Chanoff also taught at various places around Boston. He considered himself “a struggling academic in a rough marketplace.” He also helped to found a radical “democratic” school in the late '60s “that’s had a surprising shelf-life.”

How did Chanoff select the fascinating and diverse array of characters he has written books about? “I didn’t 'select' most of them,” he replied. “It’s been serendipitous. I got started collaborating with a Vietnamese War and prison refugee who was a fellow at the Fletcher School while I was teaching at Tufts University.

“That led to four or five books with figures from that war. By then I had a reputation of sorts in the industry, which led to other things, all of it more or less fascinating: Israel, the Holocaust, the black experience in America, etc. I was always an amateur historian; working with some of these people fulfilled that predilection and made me a little less of an amateur.”
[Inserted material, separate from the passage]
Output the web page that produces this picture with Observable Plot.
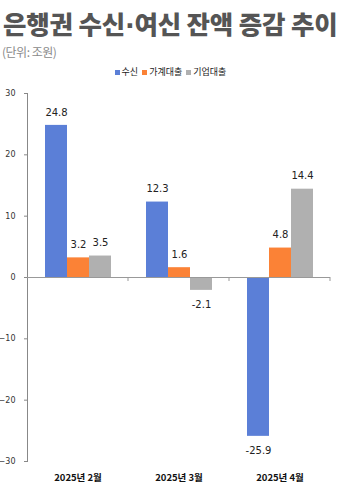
<!DOCTYPE html>
<html><head><meta charset="utf-8">
<script src="https://cdn.jsdelivr.net/npm/d3@7"></script>
<script src="https://cdn.jsdelivr.net/npm/@observablehq/plot@0.6"></script>
<style>
body{margin:0;background:#fff;font-family:"Noto Sans CJK KR",sans-serif;width:352px;}
#head{position:relative;height:82px;}
#title{position:absolute;left:3px;top:24px;transform:translateY(-50%);font-weight:900;font-size:25.5px;color:#555;line-height:30px;letter-spacing:-0.2px;white-space:nowrap;}
#title .dot{font-family:"DejaVu Sans",sans-serif;font-weight:700;}
#sub{position:absolute;left:2px;top:52px;transform:translateY(-50%);font-size:12px;color:#8a8a8a;line-height:14px;letter-spacing:-0.5px;}
#legend{position:absolute;left:0;right:0;top:72px;transform:translateY(-50%);display:flex;justify-content:center;gap:4px;font-size:9px;color:#222;line-height:12px;margin-left:-11px;}
#legend span{display:flex;align-items:center;}
#legend i{display:inline-block;width:5px;height:5px;margin-right:2px;}
</style></head><body>
<div id="head">
<div id="title">은행권 수신<span class="dot">·</span>여신 잔액 증감 추이</div>
<div id="sub">(단위: 조원)</div>
<div id="legend"></div>
</div>
<div id="chart"></div>
<script>
const months = ["2025년 2월", "2025년 3월", "2025년 4월"];
const seriesNames = ["수신", "가계대출", "기업대출"];
const colors = ["#5B7FD7", "#FB8236", "#B0B0B0"];
const deposit = [24.8, 12.3, -25.9];
const household = [3.2, 1.6, 4.8];
const corporate = [3.5, -2.1, 14.4];
const yTicks = [-30, -20, -10, 0, 10, 20, 30];

const valuesBySeries = [deposit, household, corporate];
const data = [];
months.forEach((m, i) => seriesNames.forEach((s, j) => data.push({month: m, series: s, value: valuesBySeries[j][i]})));
const pos = data.filter(d => d.value >= 0);
const neg = data.filter(d => d.value < 0);

const leg = document.getElementById("legend");
seriesNames.forEach((s, j) => {
  const sp = document.createElement("span");
  sp.innerHTML = `<i style="background:${colors[j]}"></i>${s}`;
  leg.appendChild(sp);
});

const plot = Plot.plot({
  width: 352, height: 411,
  marginTop: 11, marginBottom: 32, marginLeft: 26, marginRight: 22,
  style: {fontFamily: "DejaVu Sans, sans-serif", fontSize: "8px", color: "#333", background: "#fff"},
  fx: {domain: months, padding: 0, label: null, axis: null},
  x: {domain: seriesNames, paddingInner: 0, paddingOuter: 0.76, axis: null},
  y: {domain: [-30, 30], ticks: yTicks, label: null},
  color: {domain: seriesNames, range: colors},
  marks: [
    Plot.axisY({ticks: yTicks, tickSize: 3, tickPadding: 9, stroke: "#888", fill: "#333", fontSize: 8, label: null}),
    Plot.axisFx({anchor: "bottom", tickSize: 0, tickPadding: 13, label: null, fontWeight: "bold", fontSize: 9.5, fill: "#111", fontFamily: "Noto Sans CJK KR, sans-serif"}),
    Plot.frame({anchor: "left", facetAnchor: "left", stroke: "#888"}),
    Plot.barY(data, {fx: "month", x: "series", y: "value", fill: "series"}),
    Plot.ruleY([0], {stroke: "#999"}),
    Plot.text(pos, {fx: "month", x: "series", y: "value", text: d => d.value.toFixed(1), dy: -13, fontSize: 10, fill: "#222"}),
    Plot.text(neg, {fx: "month", x: "series", y: "value", text: d => d.value.toFixed(1), dy: 14, fontSize: 10, fill: "#222"})
  ]
});
document.getElementById("chart").appendChild(plot);

// boundary ticks on the zero line between groups
const fx = plot.scale("fx"), y = plot.scale("y");
const svg = d3.select(plot);
const y0 = y.apply(0);
months.forEach(m => {
  const xr = fx.apply(m) + fx.bandwidth;
  svg.append("line").attr("x1", xr).attr("x2", xr).attr("y1", y0).attr("y2", y0 + 4).attr("stroke", "#999");
});
</script>
</body></html>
What person has had the greatest impact on Chanoff's life? “Good question,” he said. “One of my professors at Johns Hopkins who inspired me with the idea that the great thing in life is to continuously expand your knowledge base. Also our oldest son, Sasha, who was a refugee worker and now a non-governmental organization executive director, who helped bring my and my wife’s instincts of compassion and morality from the inner world into the real world.”

Although he graduated from Central High 59 years ago (216th graduating class), he still has vivid memories of his years there. “There were some very good teachers, some mediocre, a couple just bad. Nobody 'inspiring.' But it gave me a lot of satisfaction and pride that I was going to an elite school. I had a few close friends and lots of friendly classmates.

“I was from a far-off part of the city (two buses), so I missed the social interaction after school, which was not good, especially since Central was all boys. I sang in the chorus and the chorus’ double quartet, and I ran track (I was a lousy sprinter), which meant that I had a group of black friends, which turned out to be important for developing a social and cultural identity. I still have a lot of pride that I’m a graduate. I’ve gotten a good deal of mileage out of it over the years.”

What was the hardest thing Chanoff ever had to do? “Tell my grandparents when my brother died.”